Retype only what runs from the beginning of the data through the line with "from matplotlib.patches import Rectangle"; please omit the pictures and keep every line exact.

**RECORDED INFORMATION**
begin
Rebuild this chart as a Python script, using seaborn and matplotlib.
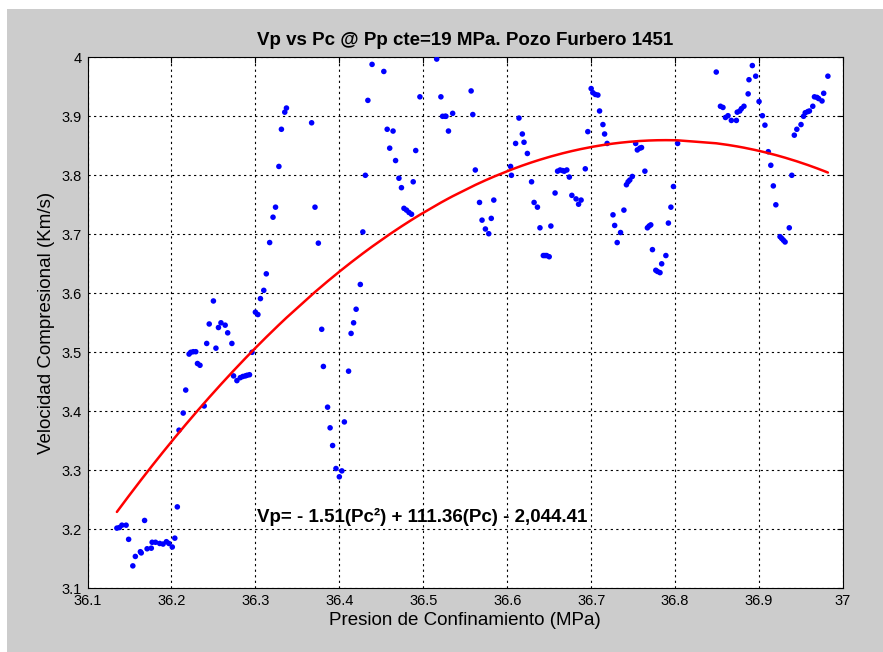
import numpy as np
import pandas as pd
import seaborn as sns
import matplotlib.pyplot as plt
from matplotlib.patches import Rectangle

# presion de confinamiento (MPa) / velocidad compresional (Km/s)
pc = [36.135, 36.138, 36.141, 36.146, 36.149, 36.154, 36.157, 36.163, 36.164, 36.168,
      36.171, 36.176, 36.177, 36.181, 36.186, 36.190, 36.194, 36.197, 36.201, 36.204,
      36.207, 36.209, 36.214, 36.217, 36.221, 36.223, 36.226, 36.229, 36.231, 36.234,
      36.239, 36.242, 36.245, 36.250, 36.253, 36.256, 36.259, 36.264, 36.267, 36.272,
      36.274, 36.278, 36.282, 36.285, 36.288, 36.290, 36.293, 36.296, 36.300, 36.303,
      36.306, 36.310, 36.313, 36.317, 36.321, 36.324, 36.328, 36.331, 36.335, 36.337,
      36.367, 36.371, 36.375, 36.379, 36.381, 36.386, 36.389, 36.392, 36.396, 36.400,
      36.403, 36.406, 36.411, 36.414, 36.417, 36.420, 36.425, 36.428, 36.431, 36.434,
      36.439, 36.453, 36.457, 36.460, 36.464, 36.467, 36.471, 36.474, 36.477, 36.480,
      36.483, 36.486, 36.488, 36.491, 36.496, 36.516, 36.521, 36.523, 36.526, 36.527,
      36.530, 36.535, 36.557, 36.559, 36.562, 36.567, 36.570, 36.574, 36.578, 36.581,
      36.584, 36.604, 36.605, 36.610, 36.614, 36.618, 36.620, 36.624, 36.629, 36.632,
      36.636, 36.639, 36.643, 36.645, 36.647, 36.650, 36.652, 36.657, 36.660, 36.663,
      36.666, 36.668, 36.671, 36.674, 36.677, 36.682, 36.685, 36.688, 36.693, 36.696,
      36.700, 36.702, 36.705, 36.708, 36.710, 36.714, 36.716, 36.719, 36.726, 36.728,
      36.731, 36.735, 36.739, 36.742, 36.744, 36.746, 36.749, 36.753, 36.755, 36.758,
      36.760, 36.764, 36.767, 36.769, 36.771, 36.773, 36.777, 36.779, 36.782, 36.784,
      36.789, 36.792, 36.795, 36.798, 36.803, 36.849, 36.854, 36.857, 36.860, 36.863,
      36.867, 36.873, 36.874, 36.877, 36.879, 36.882, 36.887, 36.888, 36.892, 36.896,
      36.900, 36.904, 36.907, 36.911, 36.914, 36.917, 36.920, 36.925, 36.927, 36.929,
      36.931, 36.936, 36.939, 36.942, 36.945, 36.950, 36.953, 36.955, 36.958, 36.960,
      36.964, 36.966, 36.969, 36.971, 36.975, 36.977, 36.982]
vp = [3.202, 3.203, 3.207, 3.207, 3.183, 3.138, 3.154, 3.162, 3.160, 3.215,
      3.167, 3.168, 3.178, 3.178, 3.176, 3.175, 3.179, 3.176, 3.170, 3.185,
      3.238, 3.368, 3.397, 3.436, 3.497, 3.500, 3.501, 3.501, 3.481, 3.478,
      3.409, 3.515, 3.548, 3.587, 3.507, 3.542, 3.550, 3.546, 3.533, 3.515,
      3.460, 3.452, 3.457, 3.459, 3.460, 3.461, 3.462, 3.500, 3.568, 3.564,
      3.591, 3.605, 3.633, 3.686, 3.729, 3.746, 3.815, 3.878, 3.907, 3.914,
      3.889, 3.746, 3.685, 3.539, 3.476, 3.407, 3.372, 3.342, 3.303, 3.289,
      3.299, 3.382, 3.468, 3.532, 3.550, 3.573, 3.615, 3.704, 3.800, 3.927,
      3.988, 3.976, 3.878, 3.846, 3.875, 3.825, 3.795, 3.779, 3.744, 3.741,
      3.737, 3.734, 3.789, 3.842, 3.933, 3.997, 3.933, 3.900, 3.900, 3.900,
      3.875, 3.905, 3.943, 3.903, 3.809, 3.754, 3.724, 3.709, 3.701, 3.727,
      3.758, 3.815, 3.800, 3.854, 3.897, 3.870, 3.856, 3.837, 3.789, 3.754,
      3.746, 3.711, 3.664, 3.664, 3.664, 3.662, 3.714, 3.770, 3.807, 3.809,
      3.808, 3.807, 3.809, 3.797, 3.766, 3.760, 3.751, 3.758, 3.811, 3.874,
      3.947, 3.940, 3.937, 3.936, 3.909, 3.886, 3.870, 3.854, 3.733, 3.715,
      3.686, 3.703, 3.741, 3.784, 3.789, 3.792, 3.798, 3.854, 3.843, 3.846,
      3.847, 3.807, 3.711, 3.714, 3.716, 3.674, 3.639, 3.637, 3.635, 3.650,
      3.664, 3.719, 3.746, 3.781, 3.854, 3.975, 3.917, 3.915, 3.898, 3.901,
      3.893, 3.893, 3.907, 3.909, 3.913, 3.917, 3.938, 3.962, 3.986, 3.968,
      3.925, 3.901, 3.885, 3.840, 3.817, 3.782, 3.750, 3.696, 3.693, 3.690,
      3.687, 3.711, 3.800, 3.868, 3.878, 3.886, 3.900, 3.906, 3.908, 3.909,
      3.917, 3.933, 3.932, 3.930, 3.926, 3.939, 3.968]

x_ticks = [36.1, 36.2, 36.3, 36.4, 36.5, 36.6, 36.7, 36.8, 36.9, 37.0]
x_ticklabels = ['36.1', '36.2', '36.3', '36.4', '36.5', '36.6', '36.7', '36.8', '36.9', '37']
y_ticks = [3.1, 3.2, 3.3, 3.4, 3.5, 3.6, 3.7, 3.8, 3.9, 4.0]
y_ticklabels = ['3.1', '3.2', '3.3', '3.4', '3.5', '3.6', '3.7', '3.8', '3.9', '4']

df = pd.DataFrame({'Pc': pc, 'Vp': vp})

# ajuste polinomico de segundo grado
coef = np.polyfit(df['Pc'], df['Vp'], 2)
fit = pd.DataFrame({'Pc': df['Pc']})
fit['Vp'] = np.polyval(coef, fit['Pc'])

sns.set_style('white')
plt.rcParams['font.family'] = ['Liberation Sans Narrow', 'Liberation Sans', 'DejaVu Sans']
plt.rcParams['text.color'] = 'black'
plt.rcParams['axes.labelcolor'] = 'black'

fig = plt.figure(figsize=(8.83, 6.52), dpi=100, facecolor='white')
fig.patches.append(Rectangle((7 / 883, 0), 1, 1 - 9 / 652, transform=fig.transFigure,
                             facecolor='#cccccc', edgecolor='none', zorder=-1))
ax = fig.add_axes([87.5 / 883, 1 - 588.3 / 652, (843 - 87.5) / 883, (588.3 - 57.3) / 652])
ax.set_facecolor('white')

sns.scatterplot(data=df, x='Pc', y='Vp', color='blue', s=16, edgecolor='none', ax=ax, zorder=3)
sns.lineplot(data=fit, x='Pc', y='Vp', color='red', linewidth=1.8, ax=ax, zorder=4)

ax.set_xlim(36.1, 37.0)
ax.set_ylim(3.1, 4.0)
ax.set_xticks(x_ticks)
ax.set_xticklabels(x_ticklabels)
ax.set_yticks(y_ticks)
ax.set_yticklabels(y_ticklabels)
ax.tick_params(direction='in', length=4, width=0.8, top=True, right=True,
               labelsize=10.5, colors='black', pad=4)
ax.grid(True, color='black', linestyle=(0, (2, 3)), linewidth=0.8)
for s in ax.spines.values():
    s.set_color('black')
    s.set_linewidth(0.8)

ax.set_title('Vp vs Pc @ Pp cte=19 MPa. Pozo Furbero 1451', fontsize=13.5, fontweight='bold',
             color='black', pad=9)
ax.set_xlabel('Presion de Confinamiento (MPa)', fontsize=13.5, labelpad=3)
ax.set_ylabel('Velocidad Compresional (Km/s)', fontsize=13.5, labelpad=5)
ax.text(36.302, 3.221, 'Vp= - 1.51(Pc²) + 111.36(Pc) - 2,044.41', fontsize=13.5,
        fontweight='bold', color='black', ha='left', va='center', zorder=5)

fig.savefig('out.png', dpi=100, facecolor=fig.get_facecolor())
end
**OUTPUT OF THE EXERCISE**
Rebuild this chart as a Python script, using seaborn and matplotlib.
import numpy as np
import pandas as pd
import seaborn as sns
import matplotlib.pyplot as plt
from matplotlib.patches import Rectangle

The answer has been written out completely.